Pas besoin d’être un amateur des théories de complot pour apprécier Le Tatoueur, une bande dessinée à la paranoïa aigüe dans laquelle une confrérie secrète de chauffeurs de taxi décide de renverser l’ordre établi.
Ayant fui la Hongrie pour une raison inconnue, Zoli, un maître du tatouage dont la renommée lui permet de gagner sa vie « dans toutes les langues et dans toutes les monnaies », se cache à Paris depuis un an. L’homme redouble de précautions pour rester sous le radar, ne se faisant jamais reconduire directement chez lui et empruntant un chemin différent chaque soir dans le but de semer une éventuelle filature, mais malgré tous ses efforts, il est abordé un beau jour par Laszlo, un taximan d’origine hongroise. Ce dernier lui confie que les gens exerçant sa profession connaissent tous les secrets de leurs clients, et que le temps est venu d’utiliser ces informations pour éliminer ceux qui mentent au peuple, l’exploitent et le trahissent. Il sollicite alors l’aide de Zoli pour une mission révolutionnaire, et bien que le tatoueur n’a guère envie d’être mêlé à ce sombre complot, la mystérieuse fraternité des chauffeurs de taxi possède plusieurs moyens de le convaincre.
Les artistes du tatouage, dont la peau des autres constitue le canevas, et les chauffeurs de taxi, à qui l’on prête généralement peu d’attention, mais qui savent où leurs passagers mangent et habitent ainsi que leurs rendez-vous louches ou leurs relations secrètes, ont en commun de connaître l’intimité de leurs clients, et la bande dessinée Le Tatoueur situe son intrigue à la croisée de ces deux univers assez peu connus. La grande majorité du temps, les albums de quarante-huit pages se contentent de mettre l’eau à la bouche du lecteur et de préparer la table pour un deuxième tome, mais ici, le scénariste Matz réussit à livrer un polar complet et complexe dans ce court espace, sans pour autant sacrifier la profondeur du récit, ce qui relève presque de l’exploit. Avec son étonnante conspiration, sa révolution menée par d’humbles travailleurs de l’ombre et ses assassinats politiques, l’album possède une ambiance paranoïaque à souhait.
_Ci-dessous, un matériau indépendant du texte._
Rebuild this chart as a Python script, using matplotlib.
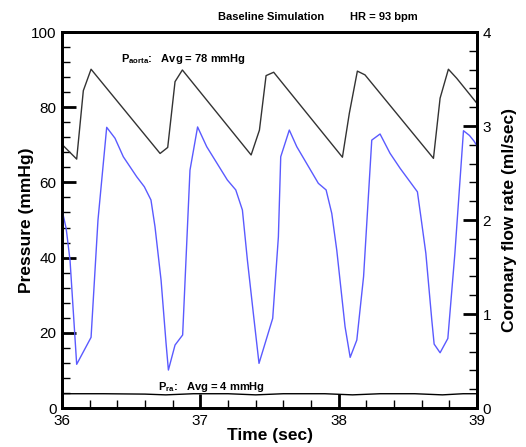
import numpy as np
import matplotlib
matplotlib.use('Agg')
import matplotlib.pyplot as plt
from matplotlib.ticker import MultipleLocator

plt.rcParams['font.family'] = ['Liberation Sans', 'DejaVu Sans']
plt.rcParams['mathtext.fontset'] = 'custom'
plt.rcParams['mathtext.rm'] = 'Liberation Sans:bold'
plt.rcParams['mathtext.bf'] = 'Liberation Sans:bold'

#aortic pressure (mmHg)
t_aorta = [36.0, 36.106, 36.154, 36.21, 36.709, 36.764, 36.817, 36.87,
           37.367, 37.427, 37.475, 37.53, 38.027, 38.077, 38.135, 38.19,
           38.685, 38.733, 38.793, 38.853, 39.0]
p_aorta = [70.1, 66.2, 84.4, 90.1, 67.7, 69.3, 86.8, 89.9,
           67.3, 73.9, 88.4, 89.3, 66.7, 78.4, 89.6, 88.6,
           66.4, 82.4, 90.1, 87.7, 81.0]

#right atrial pressure (mmHg)
t_ra = [36.0, 36.3, 36.6, 36.75, 36.95, 37.2, 37.4, 37.6, 37.9, 38.1,
        38.3, 38.55, 38.75, 38.9, 39.0]
p_ra = [3.8, 3.8, 3.7, 3.5, 3.8, 3.8, 3.5, 3.8, 3.8, 3.5,
        3.8, 3.8, 3.5, 3.8, 3.8]

#coronary flow (ml/sec)
t_flow = [36.0, 36.03, 36.058, 36.106, 36.21, 36.26, 36.323, 36.383, 36.443,
          36.54, 36.595, 36.643, 36.672, 36.716, 36.752, 36.769, 36.817,
          36.872, 36.925, 36.98, 37.046, 37.195, 37.256, 37.304, 37.34,
          37.383, 37.424, 37.523, 37.564, 37.581, 37.643, 37.697, 37.853,
          37.909, 37.95, 37.986, 38.046, 38.083, 38.131, 38.18, 38.239,
          38.299, 38.371, 38.444, 38.569, 38.594, 38.63, 38.673, 38.69,
          38.733, 38.789, 38.84, 38.902, 38.945, 38.978, 39.0]
flow = [2.11, 1.91, 1.57, 0.465, 0.752, 2.0, 2.986, 2.87, 2.673,
        2.46, 2.354, 2.213, 1.93, 1.36, 0.69, 0.404, 0.67,
        0.777, 2.53, 2.99, 2.78, 2.426, 2.32, 2.106, 1.574,
        1.007, 0.475, 0.954, 1.82, 2.673, 2.957, 2.78, 2.39,
        2.32, 2.07, 1.68, 0.865, 0.539, 0.723, 1.4, 2.85,
        2.915, 2.71, 2.55, 2.30, 2.035, 1.646, 0.936, 0.68,
        0.588, 0.74, 1.646, 2.95, 2.90, 2.84, 2.787]

fig = plt.figure(figsize=(5.26, 4.47), dpi=100)
ax = fig.add_axes([0.1179, 0.0872, 0.789, 0.8412])
ax2 = ax.twinx()

ax.plot(t_aorta, p_aorta, color='#333333', lw=1.0)
ax.plot(t_ra, p_ra, color='black', lw=1.0)
ax2.plot(t_flow, flow, color='#5a5aff', lw=1.0)

ax.set_xlim(36, 39)
ax.set_ylim(0, 100)
ax2.set_ylim(0, 4)

ax.xaxis.set_major_locator(MultipleLocator(1))
ax.xaxis.set_minor_locator(MultipleLocator(0.2))
ax.yaxis.set_major_locator(MultipleLocator(20))
ax.yaxis.set_minor_locator(MultipleLocator(4))
ax2.yaxis.set_major_locator(MultipleLocator(1))
ax2.yaxis.set_minor_locator(MultipleLocator(0.2))

for a in (ax, ax2):
    a.tick_params(which='major', direction='in', length=10, width=2, labelsize=11, pad=4)
    a.tick_params(which='minor', direction='in', length=6, width=1)
    for s in a.spines.values():
        s.set_linewidth(2)
ax.tick_params(axis='x', which='both', top=False)
ax.tick_params(axis='y', which='both', right=False)

ax.set_xlabel('Time (sec)', fontsize=12.5, fontweight='bold', labelpad=0)
ax.set_ylabel('Pressure (mmHg)', fontsize=12.5, fontweight='bold', labelpad=-2)
ax2.set_ylabel('Coronary flow rate (ml/sec)', fontsize=12.5, fontweight='bold', labelpad=8)

fig.text(0.515, 0.962, 'Baseline Simulation', fontsize=8, fontweight='bold', ha='center', va='center')
fig.text(0.665, 0.962, 'HR = 93 bpm', fontsize=8, fontweight='bold', ha='left', va='center')

ax.text(0.142, 0.928, r'$\mathrm{P}_{\mathrm{aorta}}$:   Avg = 78 mmHg', transform=ax.transAxes,
        fontsize=8, fontweight='bold', ha='left', va='center')
ax.text(0.231, 0.056, r'$\mathrm{P}_{\mathrm{ra}}$:   Avg = 4 mmHg', transform=ax.transAxes,
        fontsize=8, fontweight='bold', ha='left', va='center')

fig.savefig('out.png', dpi=100)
Attila Futaki mélange l’esthétique des comics américains à celles des bandes dessinées franco-belges dans Le Tatoueur pour créer un style épuré, d’une grande lisibilité, où aucune ligne n’est superflue. Utilisant une palette de couleurs froide composée majoritairement de vert, de bleu et de gris, l’artiste joue sur les ombres pour créer une atmosphère glauque, esquissant ses personnages à contrejour ou ne montrant que la silhouette d’un pistolet se découpant contre la pleine lune. Ses rues sont la plupart du temps désertes, et il n’hésite pas à laisser de grands espaces dans ses illustrations, dessinant par exemple un pont tout en bas d’une case, surplombé d’un immense ciel nocturne au-dessus. Il isole souvent certains objets dans de gros plans, comme une cigarette se consumant, un tas de mégots sur le sol marquant l’attente, ou les aiguilles et les petits pots d’encre du tatoueur.
Quiconque apprécie les polars sortant des sentiers battus sera séduit par Le Tatoueur, et vous ne verrez plus jamais les chauffeurs de taxi de la même façon après avoir lu cette bande dessinée, presque aussi marquante qu’un tatouage.
Le Tatoueur, de Matz et Attila Futaki. Publié aux éditions Grand Angle, 48 pages.